Replies are listed 'Best First'.
Re: Perl Output/Web Server Question
by dws (Chancellor) on Jan 27, 2002 at 02:44 UTC
    How does a web server "know" when a CGI script is finished, in other words? It surely isn't just when it sends ... '</body></html>'

    The CGI is finished when it exits. (Or, in rarer cases, when it closes STDOUT.) Some web servers are configured to time out if a script runs too long. ISPs do this for protection. It doesn't look like this is what you're running into.
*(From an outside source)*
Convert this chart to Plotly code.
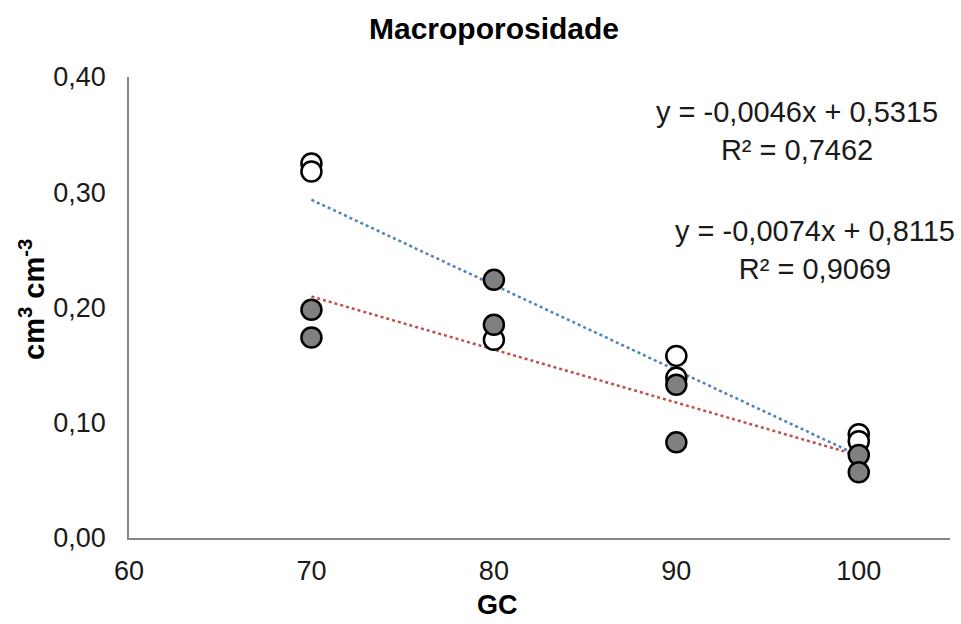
import plotly.graph_objects as go

# Data
gc_open = [70, 70, 80, 90, 90, 100, 100]
macro_open = [0.325, 0.318, 0.172, 0.158, 0.139, 0.090, 0.084]
gc_filled = [70, 70, 80, 80, 90, 90, 100, 100]
macro_filled = [0.198, 0.174, 0.224, 0.185, 0.133, 0.083, 0.072, 0.057]

# Trendline coefficients (from the chart's equations)
trend_x = [70, 100]
blue_slope, blue_intercept = -0.0074, 0.8115
red_slope, red_intercept = -0.0046, 0.5315

eq_red = "y = -0,0046x + 0,5315<br>R² = 0,7462"
eq_blue = "y = -0,0074x + 0,8115<br>R² = 0,9069"

x_ticks = [60, 70, 80, 90, 100]
y_ticks = [0.0, 0.1, 0.2, 0.3, 0.4]
y_tick_labels = ["0,00", "0,10", "0,20", "0,30", "0,40"]

FONT = "Liberation Sans, Arial, sans-serif"
L, R, T, B = 129, 11, 77, 86
W, H = 961, 624
PW, PH = W - L - R, H - T - B

fig = go.Figure()

fig.add_trace(go.Scatter(
    x=trend_x, y=[blue_slope * v + blue_intercept for v in trend_x],
    mode="lines", line=dict(color="#4F81BD", width=2.5, dash="dot"),
    showlegend=False, hoverinfo="skip"))
fig.add_trace(go.Scatter(
    x=trend_x, y=[red_slope * v + red_intercept for v in trend_x],
    mode="lines", line=dict(color="#C0504D", width=2.5, dash="dot"),
    showlegend=False, hoverinfo="skip"))

fig.add_trace(go.Scatter(
    x=gc_open, y=macro_open, mode="markers",
    marker=dict(size=20, color="white", line=dict(color="black", width=2.5)),
    showlegend=False))
fig.add_trace(go.Scatter(
    x=gc_filled, y=macro_filled, mode="markers",
    marker=dict(size=20, color="#808080", line=dict(color="black", width=2.5)),
    showlegend=False))

fig.add_annotation(text=eq_red, xref="paper", yref="paper",
                   x=(797 - L) / PW, y=(H - B - 131) / PH,
                   xanchor="center", yanchor="middle",
                   showarrow=False, align="center",
                   font=dict(family=FONT, size=29, color="#1a1a1a"))
fig.add_annotation(text=eq_blue, xref="paper", yref="paper",
                   x=(815 - L) / PW, y=(H - B - 250) / PH,
                   xanchor="center", yanchor="middle",
                   showarrow=False, align="center",
                   font=dict(family=FONT, size=29, color="#1a1a1a"))

# Axis titles
fig.add_annotation(text="<b>cm<sup>3</sup> cm<sup>-3</sup></b>", xref="paper", yref="paper",
                   x=(32 - L) / PW, y=(H - B - 300) / PH, textangle=-90,
                   xanchor="center", yanchor="middle", showarrow=False,
                   font=dict(family=FONT, size=29, color="black"))
fig.add_annotation(text="<b>GC</b>", xref="paper", yref="paper",
                   x=(497 - L) / PW, y=(H - B - 605) / PH,
                   xanchor="center", yanchor="middle", showarrow=False,
                   font=dict(family=FONT, size=27, color="black"))

fig.update_layout(
    width=W, height=H,
    margin=dict(l=L, r=R, t=T, b=B, autoexpand=False),
    paper_bgcolor="white", plot_bgcolor="white",
    title=dict(text="<b>Macroporosidade</b>", x=494 / W, xanchor="center",
               y=1 - 28 / H, yanchor="middle",
               font=dict(family=FONT, size=30, color="black")),
    xaxis=dict(range=[60, 105], tickvals=x_ticks, showgrid=False, zeroline=False,
               showline=True, linecolor="#868686", linewidth=1.5, ticks="",
               automargin=False,
               tickfont=dict(family=FONT, size=27, color="#1a1a1a"),
               ticklabelstandoff=8),
    yaxis=dict(range=[0, 0.4], tickvals=y_ticks, ticktext=y_tick_labels,
               showgrid=False, zeroline=False, automargin=False,
               showline=True, linecolor="#868686", linewidth=1.5, ticks="",
               tickfont=dict(family=FONT, size=27, color="#1a1a1a"),
               ticklabelstandoff=16),
)

fig.write_html("out.html", config={"displayModeBar": False},
               post_script="document.body.style.margin='0';")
    The question that might you closer to your problem is

    How does the client know when a CGI script is finished?
    The answer here is that a client, which can be a browser or and LWP script, can't easily tell whether the page being fetched is being generated dynamically or not. (It's possible, but not easy.) But the client can detect that either (a) the number of bytes specified in the HTTP "Content-header" response have been read, or (b) that the server has closed the socket. What you're probably seeing is the result of the client timing out before (b) is satisified. "The web server hasn't sent me anything in the last n seconds, so it's probably borked."

    A solution to this is to slowly dribble some content out to the client. Have your index.cgi disable buffering, emit some content immediately, then for each link you check that succeeds, emit that link immediately. This should keep the client from timing out.

Re: Perl Output/Web Server Question
by maverick (Curate) on Jan 27, 2002 at 02:30 UTC
    There's a couple of different places it could time out.
    • The browser. IE waits about 30s econds for a response before giving up
    • The OS socket itself may have a timout.
    • The webserver may have a time out.
    But, the bottom line is, as long as your CGI outputs SOMETHING then these timeouts are reset...that's why your rewritten code works. It produces something sooner, thus eliminating the timeout.

    The webserver knows your script is done, when it stop running :) not by any sentinal output.

    If you took your original script and changed it to

    $|++; # turn off output buffering. for each page-I-want-to-get{ print "getting page" get it using LWP:Simple or skip if error print "done" munge the HTML write it out to a file }
    This should prevent the timeout from occuring.

    HTH

    /\/\averick
    perl -l -e "eval pack('h*','072796e6470272f2c5f2c5166756279636b672');"

Re: Perl Output/Web Server Question
by Aristotle (Chancellor) on Jan 27, 2002 at 03:56 UTC
    And what's the effect of putting $| = 0; at the top of my script? I thought that would have it output the header and top of the page, just to "keep the other script interested" kind of thing

    Oops :-) What you wanted is $|=1; which enables autoflushing the output buffer. What you did disables the effect you wanted to achieve. (Actually, it made no difference since the default is to buffer).

    Makeshifts last the longest.

      Thanks all for your help.

      I think I made a couple of mistakes, or wasn't clear, in the first post.

      Yes, dws, the question is "what causes the client to time out", and the client is, unfortunately, the script being run by AvantGo that I have no control over.

      But in answer to your other points, I did have $|=1; not zero, (mistake in posting, not scripting) and I did have little bits of output dribbling out as the script progressed to try and keep the other server interested.

      My "when does a web server know the script is finished" question should have been formulated "my web server seems to be signalling somehow earlier to the AvantGo client, in the new version, that it's finished, which doesn't make sense because it actually finishes, if anything, later than the old version, it just stops outputting HTML earlier."


      --
      Weaselling out of things is important. It's what separates us from the animals ... except the weasel.

        Reading again, I see something I overlooked before. The message you got from the AvantGo client is idle too long - not a timeout per se. I am guessing that the AvantGo client is still timing out in a way, except it doesn't complain because by that time, your output is complete. Even if that's not entirely correct: I think the answer is in how that client works. It may make uncommon assumptions.

        Makeshifts last the longest.